##
Section 24.4 Multiplication

At the end of the previous section, you may have noticed something surprising. The Euler products we obtained for the Riemann \(\zeta\) function and the Dirichlet series of the Möbius function are multiplicative inverses of each other:

\begin{equation*}
\prod_p \frac{1}{1-p^{-s}}=1/\left(\prod_p 1-p^{-s}\right)\text{.}
\end{equation*}

We can check this numerically as well; in the following examples, we use \(s=2\text{.}\)

They agree up to quite a few digits when we approximate both representations of the number, so that is a start at reasonability!

Finally, recall from our exploration of the average value of

\(\sigma\) in

Section 20.4 that

\(\zeta(2)=\frac{\pi^2}{6}\) (though there we just used this as a sum, and didn’t call it

\(\zeta(2)\)). Compare this computation with the ones above.

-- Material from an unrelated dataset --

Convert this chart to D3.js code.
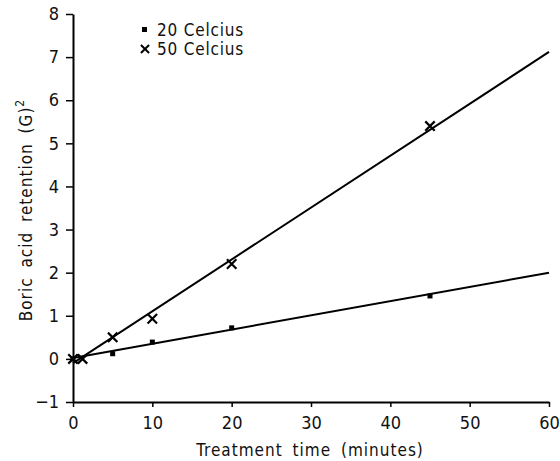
<!DOCTYPE html>
<html lang="en">
<head>
  <meta charset="UTF-8">
  <title>Boric acid retention</title>
  <script src="https://d3js.org/d3.v7.min.js"></script>
  <style>
    body { margin: 0; background: #fff; }
    text { font-family: "DejaVu Sans Condensed", "DejaVu Sans", sans-serif; fill: #111; }
  </style>
</head>
<body>
<div id="chart"></div>
<script>
// measured points
const c20Time = [0, 5, 10, 20, 45];
const c20Value = [0, 0.12, 0.39, 0.72, 1.46];
const c50Time = [0, 1.2, 5, 10, 20, 45];
const c50Value = [0, 0, 0.5, 0.93, 2.2, 5.4];

// fitted lines (end points)
const fit20 = [[0, 0.02], [60, 2.0]];
const fit50 = [[0, -0.1], [60, 7.12]];

const xTicks = [0, 10, 20, 30, 40, 50, 60];
const yTicks = [-1, 0, 1, 2, 3, 4, 5, 6, 7, 8];
const legendLabels = ["20 Celcius", "50 Celcius"];

const width = 560, height = 461;
const svg = d3.select("#chart").append("svg")
  .attr("width", width)
  .attr("height", height);

const x = d3.scaleLinear().domain([0, 60]).range([73, 549]);
const y = d3.scaleLinear().domain([-1, 8]).range([402, 14]);

// x axis
const xAxis = svg.append("g")
  .attr("transform", `translate(0,${y(-1)})`)
  .call(d3.axisBottom(x).tickValues(xTicks).tickSize(5).tickSizeOuter(0).tickPadding(9));
xAxis.select(".domain").attr("stroke-width", 2);
xAxis.selectAll(".tick line").attr("stroke-width", 1.5);
xAxis.selectAll("text").style("font-size", "18px");

// y axis
const yAxis = svg.append("g")
  .attr("transform", `translate(${x(0)},0)`)
  .call(d3.axisLeft(y).tickValues(yTicks).tickSize(7).tickSizeOuter(0).tickPadding(7));
yAxis.select(".domain").attr("stroke-width", 2);
yAxis.selectAll(".tick line").attr("stroke-width", 1.5);
yAxis.selectAll("text").style("font-size", "18px");

// fitted lines
const line = d3.line().x(d => x(d[0])).y(d => y(d[1]));
[fit20, fit50].forEach(f => {
  svg.append("path")
    .attr("d", line(f))
    .attr("fill", "none")
    .attr("stroke", "#000")
    .attr("stroke-width", 2);
});

// 20 C squares
svg.selectAll(".sq")
  .data(c20Time.map((t, i) => [t, c20Value[i]]))
  .join("rect")
  .attr("x", d => x(d[0]) - 2.5)
  .attr("y", d => y(d[1]) - 2.5)
  .attr("width", 5)
  .attr("height", 5)
  .attr("fill", "#000");

// 50 C crosses
const cross = d3.symbol().type(d3.symbolX).size(60);
svg.selectAll(".cr")
  .data(c50Time.map((t, i) => [t, c50Value[i]]))
  .join("path")
  .attr("d", cross)
  .attr("transform", d => `translate(${x(d[0])},${y(d[1])})`)
  .attr("fill", "none")
  .attr("stroke", "#000")
  .attr("stroke-width", 2.2);

// legend
const lg = svg.append("g");
lg.append("rect").attr("x", 142).attr("y", 27).attr("width", 5).attr("height", 5).attr("fill", "#000");
lg.append("path").attr("d", d3.symbol().type(d3.symbolX).size(45)).attr("transform", "translate(145,49)")
  .attr("fill", "none").attr("stroke", "#000").attr("stroke-width", 2);
lg.selectAll("text").data(legendLabels).join("text")
  .attr("x", 157)
  .attr("y", (d, i) => 36 + i * 19)
  .style("font-size", "17px")
  .style("letter-spacing", "0.8px")
  .text(d => d);

// axis titles
svg.append("text")
  .attr("x", 310).attr("y", 456)
  .attr("text-anchor", "middle")
  .style("font-size", "17px")
  .style("letter-spacing", "1px")
  .style("word-spacing", "4px")
  .text("Treatment time (minutes)");

const yt = svg.append("text")
  .attr("transform", "translate(32,210) rotate(-90)")
  .attr("text-anchor", "middle")
  .style("font-size", "17px")
  .style("letter-spacing", "1px")
  .style("word-spacing", "4px");
yt.append("tspan").text("Boric acid retention (G)");
yt.append("tspan").attr("dy", -8).style("font-size", "12px").text("2");
</script>
</body>
</html>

Let’s reinterpret this connection between the Euler products of the \(\zeta\) function and the Möbius series just a little bit. Assuming we can prove that all this makes sense (which we haven’t, yet), we have the following two analogous facts.

###
Fact 24.4.2.

The arithmetic functions \(u\) and \(\mu\) are inverses as arithmetic functions; that is, \(u\star \mu=I\text{.}\)

The Dirichlet series of these functions are also inverses, as ordinary functions:

\begin{equation*}
\prod_p \frac{1}{1-p^{-s}}=1/\left(\prod_p 1-p^{-s}\right)
\end{equation*}

Alternately, \(\sum_{n=1}^\infty\frac{\mu(n)}{n^s}=1/\zeta(s)\)

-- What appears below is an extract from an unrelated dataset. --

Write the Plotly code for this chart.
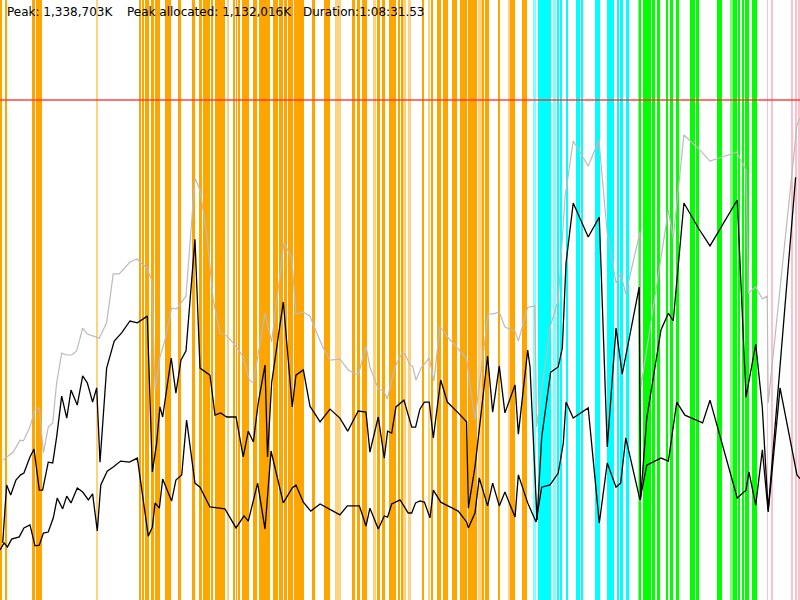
import plotly.graph_objects as go

# ---- summary values ----
PEAK_K = 1338703
PEAK_ALLOC_K = 1132016
DURATION_S = 4111.53
DURATION_TXT = "1:08:31.53"
Y_MAX = 1606444

# ---- memory series (time in seconds, memory in K) ----
heap_t = [15, 34, 68, 103, 120, 154, 180, 202, 223, 248, 271, 291, 317, 343, 368, 394, 425, 449, 483, 510,
          548, 582, 613, 668, 703, 728, 754, 780, 797, 822, 848, 882, 908, 956, 1002, 1028, 1062, 1096, 1131,
          1165, 1199, 1250, 1281, 1302, 1336, 1362, 1396, 1459, 1499, 1521, 1559, 1593, 1628, 1661, 1696,
          1747, 1790, 1841, 1881, 1901, 1944, 1973, 1990, 2030, 2064, 2081, 2107, 2121, 2138, 2164, 2206,
          2230, 2261, 2301, 2355, 2398, 2441, 2476, 2509, 2535, 2566, 2595, 2647, 2664, 2712, 2749, 2758,
          2827, 2869, 2904, 2946, 3023, 3078, 3121, 3166, 3190, 3216, 3289, 3294, 3435, 3460, 3515, 3597,
          3649, 3786, 3834, 3846, 3884, 3918, 3943, 3948, 4096, 4111]
heap_k = [375, 383, 396, 428, 426, 463, 511, 514, 394, 463, 474, 581, 661, 656, 656, 667, 728, 712, 707, 701,
          742, 873, 873, 905, 913, 902, 889, 857, 562, 651, 696, 782, 779, 814, 1130, 1098, 982, 803, 715,
          707, 688, 651, 589, 581, 691, 768, 691, 956, 918, 766, 771, 760, 715, 675, 642,
          645, 616, 602, 680, 624, 565, 559, 538, 624, 659, 659, 629, 626, 589, 621, 648,
          586, 733, 704, 672, 645, 482, 624, 766, 766, 771, 731, 720, 693, 784, 787, 463,
          731, 803, 1079, 1229, 1162, 1231, 982, 849, 875, 819, 985, 570, 1044, 969, 1245, 1205,
          1175, 1199, 1151, 822, 838, 806, 814, 527, 1272, 1290]

alloc_t = [14, 34, 55, 82, 106, 123, 154, 175, 202, 219, 248, 271, 291, 317, 343, 365, 397, 425, 449, 476,
           497, 514, 548, 587, 625, 668, 706, 757, 783, 805, 822, 836, 880, 904, 930, 956, 1002, 1028, 1079,
           1105, 1134, 1165, 1213, 1250, 1276, 1302, 1327, 1362, 1375, 1396, 1456, 1502, 1521, 1559, 1593,
           1645, 1696, 1747, 1787, 1841, 1881, 1901, 1944, 1975, 1992, 2013, 2035, 2076, 2116, 2136, 2158,
           2181, 2206, 2227, 2265, 2299, 2355, 2398, 2407, 2441, 2506, 2532, 2566, 2595, 2647, 2664, 2712,
           2724, 2760, 2784, 2830, 2869, 2890, 2909, 2946, 3023, 3080, 3121, 3166, 3198, 3285, 3292, 3324,
           3397, 3435, 3460, 3515, 3589, 3649, 3789, 3834, 3884, 3918, 3948, 4089]
alloc_k = [153, 308, 281, 321, 335, 340, 383, 404, 294, 294, 369, 367, 436, 546, 487, 562, 522, 600, 581, 530,
           568, 369, 621, 693, 715, 747, 742, 760, 343, 420, 517, 490, 648, 554, 642, 667, 966, 621, 602,
           495, 501, 490, 490, 383, 452, 423, 527, 629, 383, 581, 798, 517, 602, 616, 519,
           477, 511, 487, 452, 506, 503, 396, 490, 380, 452, 447, 517, 535, 463, 463, 511,
           530, 530, 434, 589, 530, 501, 477, 246, 356, 653, 503, 626, 501, 576, 444, 669,
           624, 214, 436, 610, 624, 675, 902, 1063, 972, 1025, 410, 728, 605, 838, 268, 487,
           723, 768, 747, 1063, 996, 948, 1071, 543, 685, 514, 241, 1132.016]

live_t = [0, 21, 38, 60, 99, 123, 154, 180, 202, 223, 248, 274, 294, 322, 343, 365, 397, 425, 454, 476,
          500, 518, 551, 582, 620, 665, 706, 762, 783, 797, 819, 836, 882, 904, 934, 959, 1002, 1028, 1079,
          1131, 1156, 1213, 1254, 1276, 1324, 1362, 1393, 1456, 1502, 1521, 1559, 1597, 1645, 1747, 1785,
          1847, 1881, 1901, 1944, 1975, 1992, 2013, 2056, 2098, 2116, 2136, 2158, 2181, 2210, 2227, 2265,
          2355, 2398, 2407, 2441, 2463, 2506, 2532, 2566, 2595, 2647, 2664, 2712, 2755, 2784, 2827, 2869,
          2895, 2909, 2946, 3023, 3080, 3121, 3166, 3190, 3216, 3289, 3324, 3397, 3435, 3478, 3520, 3611,
          3649, 3789, 3834, 3849, 3884, 3918, 3948, 4009, 4096, 4111]
live_k = [134, 153, 142, 163, 169, 193, 201, 145, 147, 179, 182, 220, 273, 244, 278, 260, 300, 289, 268, 284,
          185, 308, 345, 356, 372, 369, 380, 171, 195, 260, 246, 324, 265, 321, 335, 482, 313, 302, 249,
          246, 244, 193, 225, 211, 313, 190, 399, 260, 300, 308, 262, 238, 257, 228, 252,
          252, 198, 246, 190, 225, 222, 257, 268, 233, 233, 260, 265, 262, 220, 294, 262,
          238, 209, 193, 233, 327, 252, 313, 252, 289, 222, 335, 260, 209, 302, 308, 340,
          420, 530, 487, 514, 206, 367, 302, 313, 434, 268, 361, 380, 372, 530, 495, 474,
          535, 273, 294, 343, 254, 402, 236, 568, 335, 325]

# ---- GC event spans (start, end in seconds) ----
orange_s = [0, 26, 164, 183, 719, 730, 745, 776, 797, 809, 848, 915, 987, 1023, 1043, 1084, 1105, 1151, 1197,
            1213, 1228, 1244, 1300, 1331, 1403, 1434, 1460, 1480, 1511, 1557, 1603, 1665, 1814, 1835, 1860,
            1937, 1963, 1999, 2045, 2066, 2169, 2220, 2246, 2277, 2323, 2364, 2405, 2441, 2482, 2492, 2564,
            2621, 2683]
orange_e = [10, 36, 180, 216, 725, 740, 766, 791, 807, 822, 879, 930, 1002, 1038, 1079, 1095, 1146, 1156, 1208,
            1218, 1233, 1280, 1321, 1388, 1429, 1454, 1475, 1506, 1552, 1562, 1619, 1696, 1824, 1850, 1886,
            1953, 1979, 2035, 2056, 2071, 2174, 2225, 2266, 2302, 2349, 2400, 2436, 2451, 2487, 2513, 2570,
            2647, 2708]
orange_light_s = [493, 1167, 1722, 1917, 2076, 2097, 2200, 2456, 2611]
orange_light_e = [504, 1177, 1752, 1932, 2086, 2112, 2205, 2477, 2616]
cyan_s = [2765, 2826, 2862, 2883, 2909, 2960, 2986, 3058, 3119, 3171, 3186, 3217]
cyan_e = [2821, 2832, 2873, 2888, 2919, 2981, 2996, 3083, 3155, 3181, 3202, 3232]
cyan_light_s = [2739, 2847]
cyan_light_e = [2755, 2857]
green_s = [3289, 3304, 3351, 3376, 3423, 3443, 3479, 3546, 3582, 3685, 3767, 3798, 3818, 3829, 3865]
green_e = [3294, 3345, 3366, 3392, 3433, 3459, 3489, 3572, 3592, 3710, 3787, 3803, 3823, 3849, 3890]
green_light_s = [3279, 3752]
green_light_e = [3284, 3767]
pink_s = [3942, 3967, 4070, 4086, 4106]
pink_e = [3947, 3973, 4075, 4096, 4112]

fig = go.Figure()


def add_spans(starts, ends, color):
    fig.add_trace(go.Bar(
        x=[(s + e) / 2 for s, e in zip(starts, ends)],
        width=[max(e - s, 4) for s, e in zip(starts, ends)],
        y=[Y_MAX] * len(starts),
        base=0,
        marker=dict(color=color, line=dict(width=0)),
        hoverinfo="skip", showlegend=False,
    ))


add_spans(orange_light_s, orange_light_e, "#FFD27F")
add_spans(orange_s, orange_e, "#FFA500")
add_spans(cyan_light_s, cyan_light_e, "#7FFFFF")
add_spans(cyan_s, cyan_e, "#00FFFF")
add_spans(green_light_s, green_light_e, "#7FFF7F")
add_spans(green_s, green_e, "#00FF00")
add_spans(pink_s, pink_e, "#FFC0CB")

fig.add_trace(go.Scatter(x=heap_t, y=[v * 1000 for v in heap_k], mode="lines",
                         line=dict(color="#BBBBBB", width=1.2), showlegend=False))
fig.add_trace(go.Scatter(x=alloc_t, y=[v * 1000 for v in alloc_k], mode="lines",
                         line=dict(color="#000000", width=1.3), showlegend=False))
fig.add_trace(go.Scatter(x=live_t, y=[v * 1000 for v in live_k], mode="lines",
                         line=dict(color="#000000", width=1.3), showlegend=False))
fig.add_trace(go.Scatter(x=[0, DURATION_S], y=[PEAK_K, PEAK_K], mode="lines",
                         line=dict(color="rgba(255,40,40,0.65)", width=2), showlegend=False))

font = dict(family="DejaVu Sans", size=12, color="#000000")
labels = [("Peak: 1,338,703K", 5), ("Peak allocated: 1,132,016K", 125), ("Duration:" + DURATION_TXT, 301)]
for txt, px in labels:
    fig.add_annotation(text=txt, x=px / 800, y=1 - 12 / 600, xref="paper", yref="paper",
                       xanchor="left", yanchor="middle", showarrow=False, font=font)

fig.update_layout(
    width=800, height=600,
    margin=dict(l=0, r=0, t=0, b=0),
    paper_bgcolor="white", plot_bgcolor="white",
    barmode="overlay", bargap=0,
    xaxis=dict(range=[0, DURATION_S], visible=False, fixedrange=True),
    yaxis=dict(range=[0, Y_MAX], visible=False, fixedrange=True),
)

fig.write_html("out.html", config={"displayModeBar": False},
               post_script="document.body.style.margin='0';document.body.style.overflow='hidden';")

This analogy is not a coincidence.

###
Theorem 24.4.3.

Use the following notation:

Take \(f(n)\) and \(g(n)\) to be two arithmetic functions.

Let \(h=f\star g\) be their Dirichlet product.

Let \(F,G,H\) be the corresponding Dirichlet series (in the variable \(s\)).

Then if the series \(F\) and \(G\) converge *absolutely* for any particular \(s\text{,}\) then \(H\) converges and \(H=FG\) for that \(s\) as well.

### Proof.

First, we need there is a key fact you may or may not have seen in calculus, related to absolute convergence (see for example

Active Calculus). Roughly speaking, when series converge

*absolutely*, you can mess around with them with a lot with impunity. See, for instance, Mertens’ Theorem on convergence of Cauchy products. Interestingly, neither

[E.4.6] nor

[E.2.1, Theorem 9.6] say much more about this in their presentation of this standard proof. See

Exercise 24.7.3 if you have

*not* encountered this!

In any case, since \(F\) and \(G\) *do* converge absolutely, we can and will mess around a lot with the product

\begin{equation*}
F(s)G(s)=\sum_{n=1}^\infty\frac{f(n)}{n^s}\sum_{m=1}^\infty\frac{g(m)}{m^s}\text{.}
\end{equation*}

In particular, we can group the products by the terms

\(\frac{f(n)g(m)}{n^sm^s}\) (the same way we did in proving things about

\(\star\) in

Subsection 23.4.3), without loss of equality.

We can further group by when \(n\) and \(m\) are complementary divisors of the same number (I suggest using specific numbers to try this out). This gives

\begin{equation*}
F(s)G(s)=\sum_{d=1}^\infty\sum_{nm=d}\frac{f(m)g(n)}{d^s}\text{.}
\end{equation*}

Notice that the inner sum is precisely the Dirichlet \(\star\) product (except divided by \(d^s\)). So we may rewrite this as

\begin{equation*}
F(s)G(s)=\sum_{d=1}^\infty \frac{(f\star g)(d)}{d^s}\text{.}
\end{equation*}

The numerators are the definition of

\(h\text{,}\) so this is just

\(H(s)\text{,}\) as desired. (In

[E.4.6, Theorem 11.5] the additional detail that

*any* Dirichlet series with these values must be the one for

\(f\star g\) is proved, which requires a uniqueness result for the series we will omit.)

This is a quite remarkable and deep connection between the discrete/algebraic point of view and the analytic/calculus point of view. It is a shame that this is not exploited more in the standard calculus curriculum, though see

[E.6.8] for a very good resource for those who wish to do so.